Social Insecurity

I’ve been contemplating what fresh hell I would give my attention to this week in this missive, and Lord knows there’s plenty to choose between.  

That crazy chat group with some of the most powerful people in government texting details about upcoming American bombings in Yemen is dumbfounding.  As a proud Luddite who is pretty dumb about most things technical, I felt just a wee bit superior just knowing none of them had enough common sense to say, “I think this isn’t the right place to be talking about this stuff.”  They made it really hard not to judge them.  

Then there’s our new Secretary of Commerce Howard Lutnick, whose perception of reality matches that of a lug nut.

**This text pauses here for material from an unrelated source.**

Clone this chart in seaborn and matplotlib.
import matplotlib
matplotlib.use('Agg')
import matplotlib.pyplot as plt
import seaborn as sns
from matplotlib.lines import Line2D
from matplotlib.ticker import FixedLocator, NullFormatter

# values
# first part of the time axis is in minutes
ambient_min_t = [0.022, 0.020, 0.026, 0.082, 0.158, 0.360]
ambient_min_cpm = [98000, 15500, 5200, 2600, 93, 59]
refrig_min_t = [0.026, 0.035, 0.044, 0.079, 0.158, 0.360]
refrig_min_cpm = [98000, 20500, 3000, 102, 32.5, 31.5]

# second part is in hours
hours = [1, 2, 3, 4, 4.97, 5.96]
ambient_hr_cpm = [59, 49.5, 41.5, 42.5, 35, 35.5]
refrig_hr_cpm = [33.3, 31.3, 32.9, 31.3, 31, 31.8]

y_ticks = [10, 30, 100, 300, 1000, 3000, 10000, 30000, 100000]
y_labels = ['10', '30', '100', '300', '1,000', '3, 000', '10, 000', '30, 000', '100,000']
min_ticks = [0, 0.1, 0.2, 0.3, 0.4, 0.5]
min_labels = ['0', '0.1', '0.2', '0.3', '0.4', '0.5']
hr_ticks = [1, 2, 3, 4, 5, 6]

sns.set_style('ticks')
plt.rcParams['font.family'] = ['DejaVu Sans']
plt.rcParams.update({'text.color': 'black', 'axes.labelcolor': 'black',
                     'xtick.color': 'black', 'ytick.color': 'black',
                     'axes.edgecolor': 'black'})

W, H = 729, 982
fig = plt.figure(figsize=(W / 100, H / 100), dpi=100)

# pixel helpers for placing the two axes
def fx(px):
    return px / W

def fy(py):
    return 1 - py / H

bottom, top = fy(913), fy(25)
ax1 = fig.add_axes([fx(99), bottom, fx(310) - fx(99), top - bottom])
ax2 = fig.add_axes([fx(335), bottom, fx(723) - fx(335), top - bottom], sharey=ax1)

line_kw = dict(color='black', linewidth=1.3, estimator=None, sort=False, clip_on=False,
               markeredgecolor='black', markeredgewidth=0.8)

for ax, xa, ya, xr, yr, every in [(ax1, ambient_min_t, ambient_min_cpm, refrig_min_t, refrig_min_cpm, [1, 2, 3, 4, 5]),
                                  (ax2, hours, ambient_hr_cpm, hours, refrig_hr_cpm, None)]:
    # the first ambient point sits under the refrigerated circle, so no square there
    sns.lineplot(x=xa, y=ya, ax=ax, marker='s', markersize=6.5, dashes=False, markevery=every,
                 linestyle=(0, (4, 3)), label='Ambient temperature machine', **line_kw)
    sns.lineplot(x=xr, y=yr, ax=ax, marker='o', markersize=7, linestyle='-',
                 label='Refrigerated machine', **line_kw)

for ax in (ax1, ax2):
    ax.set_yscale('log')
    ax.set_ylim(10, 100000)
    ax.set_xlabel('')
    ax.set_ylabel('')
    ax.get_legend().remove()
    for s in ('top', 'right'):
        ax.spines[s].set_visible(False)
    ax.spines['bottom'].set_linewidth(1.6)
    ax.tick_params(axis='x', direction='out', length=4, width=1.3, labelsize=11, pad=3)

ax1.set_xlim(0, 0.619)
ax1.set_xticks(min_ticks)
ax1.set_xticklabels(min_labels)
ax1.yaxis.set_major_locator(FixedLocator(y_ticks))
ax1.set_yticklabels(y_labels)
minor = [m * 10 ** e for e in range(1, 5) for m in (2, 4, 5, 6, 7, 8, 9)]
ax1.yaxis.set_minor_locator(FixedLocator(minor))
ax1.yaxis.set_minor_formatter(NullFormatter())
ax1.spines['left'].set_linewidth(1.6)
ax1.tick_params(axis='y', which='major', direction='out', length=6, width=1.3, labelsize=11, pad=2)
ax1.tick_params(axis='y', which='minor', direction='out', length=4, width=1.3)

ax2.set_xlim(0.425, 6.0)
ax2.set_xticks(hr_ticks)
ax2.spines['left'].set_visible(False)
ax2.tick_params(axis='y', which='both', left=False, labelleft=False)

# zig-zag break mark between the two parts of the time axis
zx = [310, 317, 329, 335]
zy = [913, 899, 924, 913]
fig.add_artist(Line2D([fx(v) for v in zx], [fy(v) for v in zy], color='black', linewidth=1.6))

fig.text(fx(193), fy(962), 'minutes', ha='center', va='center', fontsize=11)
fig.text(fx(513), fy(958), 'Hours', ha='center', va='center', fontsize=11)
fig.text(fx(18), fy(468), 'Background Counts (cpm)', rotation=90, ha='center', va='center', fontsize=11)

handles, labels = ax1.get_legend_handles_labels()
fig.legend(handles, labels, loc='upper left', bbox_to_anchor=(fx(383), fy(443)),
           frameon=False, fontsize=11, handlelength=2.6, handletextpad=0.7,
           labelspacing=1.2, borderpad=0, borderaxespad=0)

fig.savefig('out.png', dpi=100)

He asserted this week that if Social Security payments weren’t made this month, his 94-year-old mother-in-law “wouldn’t call and complain.  She’d think something got messed up, and she’ll get it next month.”  He went on to say, “A fraudster always makes the loudest noise, screaming, yelling and complaining.” Why do I suspect he’s done his fair share of screaming, yelling and complaining?    

The surviving children of the Great Depression and World War II are far more likely to know the value of a dollar than their children, grandchildren and everyone else down the line.  My own mother-in-law, the late Dowager Baroness as I always thought of her, was a meticulous keeper of books, having worked in that capacity as a young single lady in San Francisco before her marriage.   

After her death just over a year ago, her files and ledgers going back over sixty years surfaced.  It reminded me of going through Mother’s house in Tyler after Daddy died, and finding that he had saved every income tax return he ever filed with all supporting documentation, over about 40 years.  If Daddy and my mother-in-law were still alive, they would have been on the phone the next day if that Social Security payment wasn’t made on time, and not because they were fraudsters or destitute.  Rather, because they were like a whole bunch of people in this country who know what they have coming to them and aren’t going to be cheated out of it without a fight. 

From what I’ve seen on social media recently, but going back for several years, Social Security is one of the only issues on which most of us seem to agree.  (That, and not turning up our thermostats in the heat of a Texas summer because it’ll put a strain on the power grid.)  From left to right, all across the political spectrum, cutting Social Security benefits is the true third rail of American politics that all elected officials should approach with great caution, as it should be.  After all, just over a quarter of American adults are currently receiving benefits from Social Security.  The rest of those adults who are in the workforce have been paying into the system all of their working lives in anticipation of receiving earned benefits at some future time.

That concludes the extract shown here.